Astros manager AJ Hinch's mid-2016 decision to put Springer in the No. 1 spot is a prominent -- and influential -- example of this. The 6-foot-3, 215-pound Springer's 11.8-percent walk rate that season was higher than the league average, but so was his 23.9-percent strikeout rate, which was the 24th-highest among 146 qualifiers that year. Springer was, therefore, an atypical choice in leadoff men, but the Astros have been one of the most prolific offenses in baseball since Hinch made the move. They won a championship with Springer starring as World Series MVP, and suffice it to say nobody in Houston is begging for a more orthodox arrangement.
It was Alex Cora's time spent as Hinch's bench coach last season that inspired him to permanently commit to Betts as his leadoff hitter in his first season as Red Sox skipper. Last year, under John Farrell, Betts began the year as Boston's No. 3 hitter, moved up to the leadoff spot in May, shuffled between the Nos. 2, 3 and 4 spots in the final two months, then settled at cleanup for the AL Division Series. This year, Cora has been bullish on keeping Betts at No. 1 even as Betts has erupted with a career-best .626 slugging percentage.
"He's putting pressure on the opposition from pitch one," Cora said.

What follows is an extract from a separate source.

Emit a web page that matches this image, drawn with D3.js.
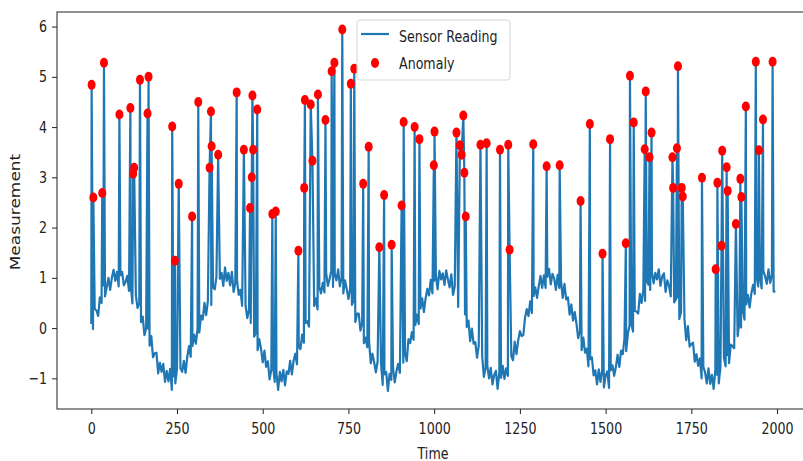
<!DOCTYPE html>
<html>
<head>
<meta charset="utf-8">
<script src="https://cdn.jsdelivr.net/npm/d3@7"></script>
<style>
body { margin: 0; background: #fff; }
svg { display: block; }
text { font-family: "DejaVu Sans", sans-serif; fill: #222; }
</style>
</head>
<body>
<div id="chart"></div>
<script>
// sensor reading, one value every 5 time steps (t = 0, 5, 10 ... 1995)
const readingStep = 5;
const sensorReadings = [
  0.08, -0.02, 0.38, 0.35, 0.24, 0.61, 0.50, 0.85, 0.63, 0.81, 1.00, 0.76, 1.00, 1.16, 0.94, 1.12, 0.83, 1.05, 1.12, 0.85, 0.92,
  1.04, 0.74, 0.86, 0.49, 0.65, 0.65, 0.40, 0.50, 0.12, 0.23, -0.14, 0.00, -0.01, -0.35, -0.16, -0.58, -0.50, -0.49, -0.90, -0.69, -0.87,
  -0.71, -1.07, -0.85, -1.06, -0.81, -1.23, -0.96, -1.10, -0.81, -1.10, -0.80, -0.87, -0.65, -0.89, -0.57, -0.36, -0.57, -0.36, -0.13, -0.31, 0.00,
  -0.09, 0.25, 0.17, 0.50, 0.26, 0.54, 0.68, 0.46, 0.81, 0.77, 1.02, 0.79, 0.98, 1.10, 0.84, 1.21, 0.94, 1.10, 0.85, 1.12, 0.72,
  0.89, 0.96, 0.66, 0.76, 0.44, 0.70, 0.45, 0.20, 0.36, 0.10, 0.24, -0.17, -0.10, -0.44, -0.22, -0.41, -0.68, -0.45, -0.77, -0.66, -1.02,
  -0.83, -0.74, -1.07, -0.89, -1.23, -0.87, -1.06, -0.83, -1.14, -0.86, -0.91, -0.65, -0.92, -0.65, -0.51, -0.72, -0.37, -0.42, -0.13, -0.29, 0.10,
  0.14, 0.03, 0.37, 0.15, 0.44, 0.59, 0.37, 0.82, 0.69, 0.90, 0.71, 1.10, 0.84, 0.98, 1.14, 0.82, 1.08, 0.95, 1.17, 0.83, 1.00,
  0.69, 0.95, 0.78, 0.58, 0.78, 0.46, 0.55, 0.12, 0.29, 0.29, -0.05, 0.11, -0.30, -0.19, -0.38, -0.25, -0.70, -0.51, -0.68, -0.88, -0.67,
  -0.95, -0.71, -1.13, -0.92, -0.87, -1.25, -0.91, -1.03, -0.79, -1.08, -0.86, -0.71, -0.89, -0.53, -0.69, -0.48, -0.66, -0.22, -0.30, -0.08, -0.23,
  0.06, 0.27, 0.08, 0.39, 0.59, 0.32, 0.59, 0.78, 0.65, 0.96, 0.69, 0.94, 1.05, 0.77, 1.14, 0.97, 1.09, 0.86, 1.15, 0.97, 0.81,
  1.07, 0.66, 0.83, 0.73, 0.42, 0.66, 0.36, 0.50, 0.27, 0.02, 0.15, -0.26, -0.01, -0.31, -0.28, -0.59, -0.35, -0.70, -0.56, -0.97, -0.79,
  -0.75, -1.00, -0.79, -1.12, -0.93, -0.85, -1.21, -0.88, -0.99, -0.75, -1.01, -0.80, -0.95, -0.58, -0.56, -0.64, -0.27, -0.52, -0.25, -0.06, -0.16,
  -0.14, 0.21, 0.38, 0.24, 0.53, 0.30, 0.64, 0.81, 0.60, 0.83, 1.04, 0.80, 1.05, 0.80, 1.02, 1.18, 0.87, 1.08, 0.99, 0.76, 1.06,
  0.80, 0.93, 0.60, 0.88, 0.57, 0.61, 0.27, 0.47, 0.15, 0.32, 0.09, -0.20, -0.06, -0.44, -0.19, -0.49, -0.41, -0.76, -0.62, -0.58, -0.94,
  -0.84, -1.12, -0.82, -1.07, -0.83, -1.18, -0.94, -0.86, -1.19, -0.84, -0.74, -0.95, -0.77, -0.53, -0.77, -0.45, -0.52, -0.21, -0.46, -0.11, 0.06,
  0.09, -0.07, 0.34, 0.33, 0.29, 0.68, 0.50, 0.76, 0.54, 0.93, 0.86, 0.76, 1.11, 0.89, 1.10, 0.97, 1.17, 0.84, 1.03, 1.09, 0.72,
  0.95, 0.84, 0.63, 0.85, 0.51, 0.57, 0.61, 0.18, 0.32, 0.13, 0.18, -0.24, 0.04, -0.37, -0.32, -0.29, -0.67, -0.52, -0.75, -0.60, -1.00,
  -0.77, -0.88, -1.10, -0.80, -1.11, -0.93, -1.21, -0.83, -0.93, -1.10, -0.77, -0.93, -0.59, -0.76, -0.54, -0.70, -0.33, -0.36, -0.40, 0.00, -0.16,
  0.12, 0.01, 0.37, 0.17, 0.47, 0.66, 0.41, 0.69, 0.86, 0.68, 1.04, 0.83, 1.02, 0.79, 1.14, 1.03, 0.88, 1.17, 0.90, 1.06, 0.73, 0.72
];

// anomalies: time and value
const anomalyTimes = [
  1, 6, 32, 37, 82, 114, 122, 125, 142, 164, 167, 236, 244, 255, 294, 312, 345, 349, 351, 370,
  424, 445, 463, 468, 470, 472, 484, 528, 538, 604, 621, 623, 640, 645, 661, 683, 701, 709, 732, 757,
  767, 793, 809, 840, 854, 876, 905, 911, 943, 957, 999, 1001, 1065, 1075, 1080, 1085, 1088, 1092, 1135, 1153,
  1192, 1216, 1220, 1289, 1328, 1366, 1427, 1454, 1491, 1513, 1559, 1571, 1582, 1614, 1617, 1628, 1634, 1695, 1697, 1708,
  1711, 1722, 1725, 1781, 1821, 1826, 1838, 1840, 1853, 1856, 1880, 1893, 1896, 1909, 1938, 1947, 1959, 1987
];
const anomalyValues = [
  4.84, 2.60, 2.69, 5.28, 4.25, 4.38, 3.07, 3.19, 4.94, 4.27, 5.00, 4.01, 1.34, 2.87, 2.22, 4.50, 3.19, 4.31, 3.62, 3.45,
  4.69, 3.55, 2.39, 3.00, 4.63, 3.55, 4.35, 2.27, 2.32, 1.54, 2.79, 4.54, 4.45, 3.33, 4.65, 4.14, 5.11, 5.28, 5.94, 4.86,
  5.16, 2.87, 3.61, 1.61, 2.65, 1.66, 2.44, 4.10, 4.00, 3.76, 3.24, 3.91, 3.89, 3.64, 3.45, 4.23, 3.09, 2.22, 3.65, 3.68,
  3.55, 3.65, 1.56, 3.66, 3.22, 3.24, 2.53, 4.06, 1.48, 3.76, 1.69, 5.02, 4.09, 3.56, 4.71, 3.40, 3.89, 3.40, 2.79, 3.58,
  5.21, 2.79, 2.62, 2.99, 1.17, 2.89, 1.64, 3.53, 3.20, 2.73, 2.07, 2.97, 2.61, 4.41, 5.30, 3.54, 4.15, 5.30
];

const xTicks = [0, 250, 500, 750, 1000, 1250, 1500, 1750, 2000];
const yTicks = [-1, 0, 1, 2, 3, 4, 5, 6];

const width = 803;
const height = 461;
const marginLeft = 57;
const marginTop = 12;
const plotBottom = 409;
const plotRight = 811;   // right frame falls just outside the picture

const anomalies = anomalyTimes.map((t, i) => ({t: t, v: anomalyValues[i]}));
const anomalySet = new Set(anomalyTimes);
const lineData = sensorReadings
  .map((v, i) => ({t: i * readingStep, v: v}))
  .filter(d => !anomalySet.has(d.t))
  .concat(anomalies)
  .sort((a, b) => a.t - b.t);

const x = d3.scaleLinear().domain([-100, 2099]).range([marginLeft, plotRight]);
const y = d3.scaleLinear().domain([-1.61, 6.29]).range([plotBottom, marginTop]);

const svg = d3.select("#chart").append("svg")
    .attr("width", width)
    .attr("height", height)
    .attr("viewBox", [0, 0, width, height]);

// the picture is squashed sideways, so text is too
const squeeze = 0.79;
const fontSize = 16;

// axes
const xAxis = svg.append("g")
    .attr("transform", `translate(0,${plotBottom})`)
    .call(d3.axisBottom(x).tickValues(xTicks).tickSize(5).tickSizeOuter(0).tickPadding(9).tickFormat(d3.format("d")));
xAxis.select(".domain").remove();
xAxis.selectAll("line").attr("stroke", "#222");
xAxis.selectAll("text")
    .attr("font-size", fontSize)
    .attr("font-family", "DejaVu Sans")
    .attr("fill", "#222")
    .attr("transform", `scale(${squeeze},1)`);

const yAxis = svg.append("g")
    .attr("transform", `translate(${marginLeft},0)`)
    .call(d3.axisLeft(y).tickValues(yTicks).tickSize(5).tickSizeOuter(0).tickPadding(7.7).tickFormat(d3.format("d")));
yAxis.select(".domain").remove();
yAxis.selectAll("line").attr("stroke", "#222");
yAxis.selectAll("text")
    .attr("font-size", fontSize)
    .attr("font-family", "DejaVu Sans")
    .attr("fill", "#222")
    .attr("transform", `scale(${squeeze},1)`);

// sensor line
svg.append("path")
    .datum(lineData)
    .attr("fill", "none")
    .attr("stroke", "#1f77b4")
    .attr("stroke-width", 2.2)
    .attr("stroke-linejoin", "round")
    .attr("d", d3.line().x(d => x(d.t)).y(d => y(d.v)));

// anomaly markers
svg.append("g")
  .selectAll("ellipse")
  .data(anomalies)
  .join("ellipse")
    .attr("cx", d => x(d.t))
    .attr("cy", d => y(d.v))
    .attr("rx", 4)
    .attr("ry", 5)
    .attr("fill", "red");

// frame
svg.append("rect")
    .attr("x", marginLeft)
    .attr("y", marginTop)
    .attr("width", plotRight - marginLeft)
    .attr("height", plotBottom - marginTop)
    .attr("fill", "none")
    .attr("stroke", "#222")
    .attr("stroke-width", 1);

// axis labels
svg.append("text")
    .attr("transform", `translate(433,459) scale(${squeeze},1)`)
    .attr("text-anchor", "middle")
    .attr("font-size", fontSize)
    .text("Time");

svg.append("text")
    .attr("transform", `translate(20,212) rotate(-90) scale(1,${squeeze})`)
    .attr("text-anchor", "middle")
    .attr("font-size", 17)
    .text("Measurement");

// legend
const legend = svg.append("g");
legend.append("rect")
    .attr("x", 357).attr("y", 20)
    .attr("width", 153).attr("height", 60)
    .attr("rx", 3)
    .attr("fill", "white").attr("fill-opacity", 0.8)
    .attr("stroke", "#d5d5d5");
legend.append("line")
    .attr("x1", 361).attr("x2", 389)
    .attr("y1", 34).attr("y2", 34)
    .attr("stroke", "#1f77b4").attr("stroke-width", 2.2);
legend.append("ellipse")
    .attr("cx", 375).attr("cy", 63)
    .attr("rx", 4).attr("ry", 5)
    .attr("fill", "red");
legend.append("text")
    .attr("transform", `translate(399,42) scale(${squeeze},1)`)
    .attr("font-size", fontSize)
    .text("Sensor Reading");
legend.append("text")
    .attr("transform", `translate(399,69) scale(${squeeze},1)`)
    .attr("font-size", fontSize)
    .text("Anomaly");
</script>
</body>
</html>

Cardinals manager Mike Shildt has been similarly stubborn with regard to Carpenter's spot in the order. St. Louisans aren't exactly mistaking Carpenter for Lou Brock -- Carpenter has just three stolen bases and is tied for 120th among 151 qualifiers in FanGraphs' speed score. When Shildt took over for Mike Matheny just before the All-Star break, he had the opportunity to break from Matheny's top-of-the-order construction, especially with Carpenter steadily improving his power game. But Shildt stuck with what was working there.
"I don't want to spend my energy by taking away a positive," he told reporters last month.
Teams have identified the positives of putting a stud hitter in the No. 1 spot. It has dramatically changed the profile of this position in the batting order. As a result, when BBWAA voters cast their MVP Award ballots this year, leadoff men might play a leading role in both leagues.